• _INFORMATION SUPPLIED_

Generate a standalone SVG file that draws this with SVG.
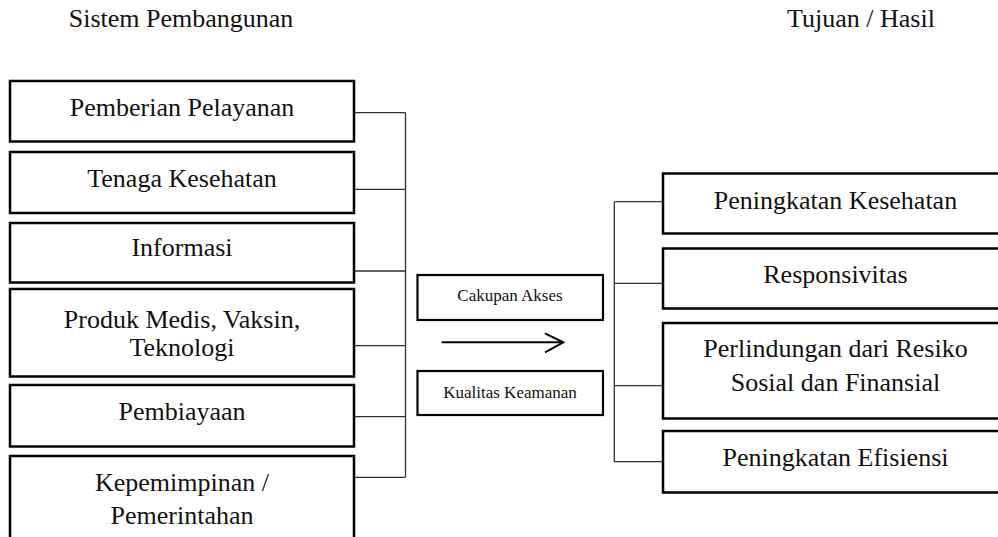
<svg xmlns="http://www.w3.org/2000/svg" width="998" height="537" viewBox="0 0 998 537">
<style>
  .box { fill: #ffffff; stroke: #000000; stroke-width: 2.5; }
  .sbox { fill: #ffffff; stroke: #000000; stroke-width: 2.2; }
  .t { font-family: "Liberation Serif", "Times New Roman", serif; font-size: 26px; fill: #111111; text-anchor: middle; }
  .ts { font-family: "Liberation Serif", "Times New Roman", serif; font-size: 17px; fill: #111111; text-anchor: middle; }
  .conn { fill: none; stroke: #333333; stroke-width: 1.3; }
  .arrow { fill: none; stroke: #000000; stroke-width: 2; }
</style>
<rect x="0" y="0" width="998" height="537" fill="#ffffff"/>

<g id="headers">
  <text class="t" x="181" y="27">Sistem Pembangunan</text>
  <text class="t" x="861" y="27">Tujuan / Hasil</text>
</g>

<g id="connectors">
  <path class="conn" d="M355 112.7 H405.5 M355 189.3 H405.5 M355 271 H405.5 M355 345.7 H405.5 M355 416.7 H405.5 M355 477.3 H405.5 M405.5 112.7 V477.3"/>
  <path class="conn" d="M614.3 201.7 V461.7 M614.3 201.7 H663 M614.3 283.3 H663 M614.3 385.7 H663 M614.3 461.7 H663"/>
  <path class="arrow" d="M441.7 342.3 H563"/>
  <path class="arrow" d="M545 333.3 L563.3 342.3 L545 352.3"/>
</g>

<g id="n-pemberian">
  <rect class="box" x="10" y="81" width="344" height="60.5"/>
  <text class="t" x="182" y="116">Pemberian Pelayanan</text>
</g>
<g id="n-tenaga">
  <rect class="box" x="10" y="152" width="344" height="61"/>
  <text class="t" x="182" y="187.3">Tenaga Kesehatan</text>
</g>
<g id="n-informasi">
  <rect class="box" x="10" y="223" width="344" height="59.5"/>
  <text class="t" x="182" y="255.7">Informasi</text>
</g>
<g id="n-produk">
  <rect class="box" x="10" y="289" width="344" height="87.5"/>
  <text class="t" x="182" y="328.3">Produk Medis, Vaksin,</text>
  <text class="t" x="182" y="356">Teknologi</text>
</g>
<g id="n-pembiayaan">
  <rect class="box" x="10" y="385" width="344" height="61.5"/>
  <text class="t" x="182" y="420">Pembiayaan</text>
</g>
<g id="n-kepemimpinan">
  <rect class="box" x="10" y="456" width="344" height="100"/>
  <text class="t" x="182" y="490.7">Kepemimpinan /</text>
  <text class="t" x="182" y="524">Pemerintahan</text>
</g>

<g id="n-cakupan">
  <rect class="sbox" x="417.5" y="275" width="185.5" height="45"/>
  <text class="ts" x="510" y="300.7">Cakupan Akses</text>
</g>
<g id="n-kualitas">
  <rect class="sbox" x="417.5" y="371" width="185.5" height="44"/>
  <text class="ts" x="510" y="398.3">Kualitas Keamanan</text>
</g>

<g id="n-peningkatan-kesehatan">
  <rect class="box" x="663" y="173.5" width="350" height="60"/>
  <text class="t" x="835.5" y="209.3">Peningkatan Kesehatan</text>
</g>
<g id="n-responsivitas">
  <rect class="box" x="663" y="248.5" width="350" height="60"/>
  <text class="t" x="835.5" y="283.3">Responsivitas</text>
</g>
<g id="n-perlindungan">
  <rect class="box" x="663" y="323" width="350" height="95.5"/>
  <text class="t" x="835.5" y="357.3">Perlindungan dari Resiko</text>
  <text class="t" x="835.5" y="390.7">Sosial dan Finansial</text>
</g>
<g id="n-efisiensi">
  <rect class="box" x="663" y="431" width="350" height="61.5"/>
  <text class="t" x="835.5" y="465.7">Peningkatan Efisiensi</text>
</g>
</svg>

• _DIRECTIONS FOR THIS TASK_
Write out the full listing verbatim, excluding its pictures.

• _IN RESPONSE_
Generate a standalone SVG file that draws this with SVG.
<svg xmlns="http://www.w3.org/2000/svg" width="998" height="537" viewBox="0 0 998 537">
<style>
  .box { fill: #ffffff; stroke: #000000; stroke-width: 2.5; }
  .sbox { fill: #ffffff; stroke: #000000; stroke-width: 2.2; }
  .t { font-family: "Liberation Serif", "Times New Roman", serif; font-size: 26px; fill: #111111; text-anchor: middle; }
  .ts { font-family: "Liberation Serif", "Times New Roman", serif; font-size: 17px; fill: #111111; text-anchor: middle; }
  .conn { fill: none; stroke: #333333; stroke-width: 1.3; }
  .arrow { fill: none; stroke: #000000; stroke-width: 2; }
</style>
<rect x="0" y="0" width="998" height="537" fill="#ffffff"/>

<g id="headers">
  <text class="t" x="181" y="27">Sistem Pembangunan</text>
  <text class="t" x="861" y="27">Tujuan / Hasil</text>
</g>

<g id="connectors">
  <path class="conn" d="M355 112.7 H405.5 M355 189.3 H405.5 M355 271 H405.5 M355 345.7 H405.5 M355 416.7 H405.5 M355 477.3 H405.5 M405.5 112.7 V477.3"/>
  <path class="conn" d="M614.3 201.7 V461.7 M614.3 201.7 H663 M614.3 283.3 H663 M614.3 385.7 H663 M614.3 461.7 H663"/>
  <path class="arrow" d="M441.7 342.3 H563"/>
  <path class="arrow" d="M545 333.3 L563.3 342.3 L545 352.3"/>
</g>

<g id="n-pemberian">
  <rect class="box" x="10" y="81" width="344" height="60.5"/>
  <text class="t" x="182" y="116">Pemberian Pelayanan</text>
</g>
<g id="n-tenaga">
  <rect class="box" x="10" y="152" width="344" height="61"/>
  <text class="t" x="182" y="187.3">Tenaga Kesehatan</text>
</g>
<g id="n-informasi">
  <rect class="box" x="10" y="223" width="344" height="59.5"/>
  <text class="t" x="182" y="255.7">Informasi</text>
</g>
<g id="n-produk">
  <rect class="box" x="10" y="289" width="344" height="87.5"/>
  <text class="t" x="182" y="328.3">Produk Medis, Vaksin,</text>
  <text class="t" x="182" y="356">Teknologi</text>
</g>
<g id="n-pembiayaan">
  <rect class="box" x="10" y="385" width="344" height="61.5"/>
  <text class="t" x="182" y="420">Pembiayaan</text>
</g>
<g id="n-kepemimpinan">
  <rect class="box" x="10" y="456" width="344" height="100"/>
  <text class="t" x="182" y="490.7">Kepemimpinan /</text>
  <text class="t" x="182" y="524">Pemerintahan</text>
</g>

<g id="n-cakupan">
  <rect class="sbox" x="417.5" y="275" width="185.5" height="45"/>
  <text class="ts" x="510" y="300.7">Cakupan Akses</text>
</g>
<g id="n-kualitas">
  <rect class="sbox" x="417.5" y="371" width="185.5" height="44"/>
  <text class="ts" x="510" y="398.3">Kualitas Keamanan</text>
</g>

<g id="n-peningkatan-kesehatan">
  <rect class="box" x="663" y="173.5" width="350" height="60"/>
  <text class="t" x="835.5" y="209.3">Peningkatan Kesehatan</text>
</g>
<g id="n-responsivitas">
  <rect class="box" x="663" y="248.5" width="350" height="60"/>
  <text class="t" x="835.5" y="283.3">Responsivitas</text>
</g>
<g id="n-perlindungan">
  <rect class="box" x="663" y="323" width="350" height="95.5"/>
  <text class="t" x="835.5" y="357.3">Perlindungan dari Resiko</text>
  <text class="t" x="835.5" y="390.7">Sosial dan Finansial</text>
</g>
<g id="n-efisiensi">
  <rect class="box" x="663" y="431" width="350" height="61.5"/>
  <text class="t" x="835.5" y="465.7">Peningkatan Efisiensi</text>
</g>
</svg>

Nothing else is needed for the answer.